相机的快门拨盘上刻着1/2/4/8/15/30/60/125/250/500……数字越大,表示时间却越短。怎么那么像人生?年岁的数字越大,越表示一种局促。我执拗地用时间记录着生命,越是着力捕捉,仿佛越是难以捉摸。任何经意或不经意间,不安分的生命会悄然改变轨迹,直至面目全非。

一阵江轮汽笛的呜鸣,惊醒我汗湿的梦,我起身拨开黏在脸上的头发,戴上眼镜,才发现船舱里的人们多已起身。穿过融混着柴油与江水的腥气的船舷,挤过人群来到船头甲板边上,就见到江水尽头浮现出影影绰绰的城市轮廓。层层叠叠的房子,就像这江上客轮的船舱依次层叠,从最底下的凌乱的散席向上依次是四等舱、三等舱直到头等舱,完成了从下半城的寻常世界向上半城的想象世界的跨度。身边一位见多识广的父亲在给孩子比划着:“北边流过来的是嘉陵江,南边宽一点的是长江,朝天门码头就在中间……”两条江岸夹着大片的高楼在一坡巨大的台阶下汇合了。

这是自搞摄影以来,我决定前往的第一个目的地:重庆。这个城市给我的惊奇是巨大的,提供给当时那个疯狂的“扫街”爱好者眼耳鼻舌身所喜爱的一切新鲜感知。我记不清这是第几次登陆这座山城,可每次相逢都有着这般令我恍惚的惊奇。这片码头我已颇为熟悉,我几乎熟悉每一条从滨江路遛下原始江岸的小道,江边的传奇世界总尽其所能地给我无穷的变幻;还有那总是把我扯进超现实世界的蒙蒙雾气,把所有从俗世带来的烦闷抹平捣烂。我常想,如果最初到达的地点不是重庆,而是别的什么地方,我的摄影之路会是怎样?难以想象。
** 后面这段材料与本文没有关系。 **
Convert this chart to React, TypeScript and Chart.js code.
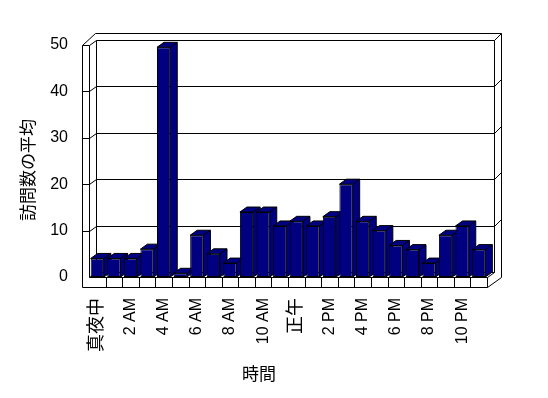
import React, { useEffect, useRef } from 'react';
import { Chart, registerables } from 'chart.js';

Chart.register(...registerables);

const categories = ['真夜中', '1 AM', '2 AM', '3 AM', '4 AM', '5 AM', '6 AM', '7 AM', '8 AM', '9 AM', '10 AM', '11 AM',
  '正午', '1 PM', '2 PM', '3 PM', '4 PM', '5 PM', '6 PM', '7 PM', '8 PM', '9 PM', '10 PM', '11 PM'];
const shownTickLabels = ['真夜中', '2 AM', '4 AM', '6 AM', '8 AM', '10 AM', '正午', '2 PM', '4 PM', '6 PM', '8 PM', '10 PM'];
const visitAverages = [4, 4, 4, 6, 49.5, 0.8, 9, 5, 3, 14, 14, 11, 12, 11, 13, 20, 12, 10, 6.8, 5.9, 3, 9, 11, 5.9];
const yTickValues = [0, 10, 20, 30, 40, 50];
const yTitle = '訪問数の平均';
const xTitle = '時間';

const FONT = "'Liberation Sans', 'Noto Sans CJK JP', sans-serif";
const BAR = '#000080';
const DX = 7;
const DY = -5;
const WALL = 7;
const FLOOR = 10;

const px = (v: number) => Math.round(v) + 0.5;

const box3d = {
  id: 'box3d',
  beforeDraw(chart: any) {
    const { ctx, width, height } = chart;
    ctx.save();
    ctx.fillStyle = '#fff';
    ctx.fillRect(0, 0, width, height);
    ctx.restore();
  },
  beforeDatasetsDraw(chart: any) {
    const { ctx, chartArea: ca, scales } = chart;
    const ys = scales.y;
    const xs = scales.x;
    const xL = px(ca.left);
    const xR = px(ca.right);
    const y0 = px(ys.getPixelForValue(0));
    const yT = px(ys.getPixelForValue(50));
    ctx.save();
    ctx.strokeStyle = '#000';
    ctx.lineWidth = 1;
    const line = (pts: number[][]) => {
      ctx.beginPath();
      ctx.moveTo(pts[0][0], pts[0][1]);
      for (let i = 1; i < pts.length; i++) ctx.lineTo(pts[i][0], pts[i][1]);
      ctx.stroke();
    };
    // outer outline
    line([
      [xL - WALL, yT],
      [xL - WALL, y0 + FLOOR],
      [xR, y0 + FLOOR],
      [xR + 2 * DX, y0],
      [xR + 2 * DX, yT - 12],
      [xL + DX - 1, yT - 12],
      [xL - WALL, yT],
    ]);
    // left wall inner edge
    line([[xL, yT], [xL, y0]]);
    line([[xL - WALL, yT], [xL, yT]]);
    line([[xL, yT], [xL + DX, yT + DY]]);
    // back wall inner frame
    line([[xL + DX, y0 + DY], [xL + DX, yT + DY], [xR + DX, yT + DY], [xR + DX, y0 + DY], [xL + DX, y0 + DY]]);
    line([[xR + DX, yT + DY], [xR + 2 * DX, yT - 12]]);
    // floor
    line([[xL, y0], [xR, y0], [xR, y0 + FLOOR]]);
    line([[xL, y0], [xL + DX, y0 + DY]]);
    line([[xR, y0], [xR + DX, y0 + DY]]);
    const n = categories.length;
    for (let k = 1; k < n; k++) {
      const xb = px((xs.getPixelForValue(k - 1) + xs.getPixelForValue(k)) / 2);
      line([[xb, y0], [xb, y0 + FLOOR]]);
    }
    // gridlines
    for (const v of yTickValues) {
      if (v === 0 || v === 50) continue;
      const yv = px(ys.getPixelForValue(v));
      line([[xL - WALL, yv], [xL, yv], [xL + DX, yv + DY], [xR + DX, yv + DY], [xR + 2 * DX, yv - 12]]);
    }
    // bar tops and sides
    const meta = chart.getDatasetMeta(0);
    ctx.fillStyle = BAR;
    meta.data.forEach((bar: any) => {
      const { x, y, base, width } = bar.getProps(['x', 'y', 'base', 'width'], true);
      const l = x - width / 2;
      const r = x + width / 2;
      const t = y;
      const b = base;
      ctx.beginPath();
      ctx.moveTo(l, t);
      ctx.lineTo(l + DX, t + DY);
      ctx.lineTo(r + DX, t + DY);
      ctx.lineTo(r + DX, b + DY);
      ctx.lineTo(r, b);
      ctx.lineTo(r, t);
      ctx.closePath();
      ctx.fill();
      ctx.stroke();
      line([[r, t], [r + DX, t + DY]]);
    });
    ctx.restore();
  },
  afterDraw(chart: any) {
    const { ctx } = chart;
    ctx.save();
    ctx.fillStyle = '#000';
    ctx.font = `17px ${FONT}`;
    ctx.textAlign = 'center';
    ctx.textBaseline = 'middle';
    ctx.fillText(xTitle, 259, 375);
    ctx.translate(29, 170);
    ctx.rotate(-Math.PI / 2);
    ctx.fillText(yTitle, 0, 0);
    ctx.restore();
  },
};

export default function App() {
  const ref = useRef<HTMLCanvasElement | null>(null);
  useEffect(() => {
    if (!ref.current) return;
    const chart = new Chart(ref.current, {
      type: 'bar',
      data: {
        labels: categories,
        datasets: [
          {
            data: visitAverages,
            backgroundColor: BAR,
            borderColor: '#000',
            borderWidth: 1,
            borderSkipped: false,
            categoryPercentage: 1,
            barPercentage: 0.8,
          },
        ],
      },
      options: {
        responsive: false,
        animation: false,
        events: [],
        layout: { padding: { top: 45, right: 61, left: 0, bottom: 0 } },
        plugins: { legend: { display: false }, tooltip: { enabled: false } },
        scales: {
          x: {
            grid: { display: false, drawTicks: false },
            border: { display: false },
            afterFit: (s: any) => {
              s.height = 121;
            },
            ticks: {
              autoSkip: false,
              minRotation: 90,
              maxRotation: 90,
              padding: 21,
              color: '#000',
              font: (c: any) => ({
                family: FONT,
                size: /[^\x00-\x7F]/.test(categories[c.index] || '') ? 18 : 16,
              }),
              callback: (_v: any, i: number) => (shownTickLabels.includes(categories[i]) ? categories[i] : ''),
            },
          },
          y: {
            min: 0,
            max: 50,
            grid: { display: false, drawTicks: false },
            border: { display: false },
            afterFit: (s: any) => {
              s.width = 89;
            },
            ticks: {
              stepSize: 10,
              padding: 21,
              color: '#000',
              font: { family: FONT, size: 16 },
            },
          },
        },
      },
      plugins: [box3d],
    });
    return () => chart.destroy();
  }, []);
  return (
    <div style={{ position: 'absolute', left: 0, top: 0, width: 548, height: 398, background: '#fff' }}>
      <canvas ref={ref} width={548} height={398} />
    </div>
  );
}
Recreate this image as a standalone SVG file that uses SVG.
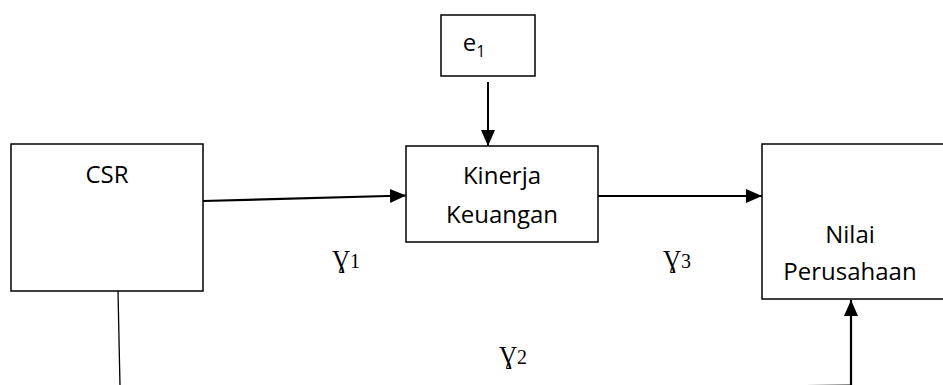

我深谢这里的水与雾,给了我最初的也是无可比拟的滋润与崎岖。

朝天门,我的最爱。

夏日傍晚或秋冬好的天气里,朝天门码头的台阶上会坐满了人。三三两两一组,晒着太阳,高声说着话,吃着东西。我乐意安坐其中,看江水又东。耳边是酸辣粉、凉面的叫卖和游轮的“两江游、游两江,上有天堂,下有金碧辉煌”的招徕游客的喇叭声。有时我也会买一碗酸辣粉,坐在那儿吃起来,内心里的每一个细胞都在切切实实地提醒:“我在重庆”、“我在朝天门”。偶尔空中一架飞机掠过,间或一阵八十年代的劲歌金曲从路过的高档摩托的屁股后轰然响起,真是让人喜欢得心都碎了一地,零落在那一片台阶上。

昨天,今天,明天拍下他们?那都是一种可能。起初我认为某些高潮图景总会在高潮的地点上演,所以我一直想在朝天门拍到一张不错的照片,配得上我寒来暑往上上下下的一往情深。但我又真心觉得,朝天门是一个好得可以不拍照片的地方。我心甘情愿沉静于此,我愿意每次面对它都如恍若初见。但是,2009年1月某日傍晚,朝天门台阶上一位贵妇身影的出现,让一切都得以改变。

她带着一身丰腴的气质,远远地就说明着与这江边的格格不入;她踩着颤颤的步伐,时时地交代着她对这码头的统摄。当时是我从上游的菜园坝往下,经过一下午的步行即将从滨江路走到朝天门的尽头。她的气场让我头皮一阵发麻,细汗随时准备渗出额头,手中禄莱相机早已调好了曝光组合。此时,她的步伐带动我的心跳,她的光芒,直视也像是一种冒犯,直觉告诉我不必离她太近,好让她的光芒有四散的空间。她那如同朝天门城楼般高耸的发髻、高尚的毛领大衣裹起富态的腰身,全部重力交由穿着紧绷铅笔裤的双腿支撑,再汇聚于细细的高跟,将台阶直踩得磕磕作响。她从容地走入取景器的中央,快门的触发也顺从了她的从容。

据说,下半城的游轮业务是她的生意,上半城的消费是她的生活。她那天的出现,完整了我对这上下的理解。这就是码头,有多少希望从这里登陆?又有多少结局在这里消逝东流?

她就是上半城遭遇下半城的故事,她就是下半城滋养上半城的缩影。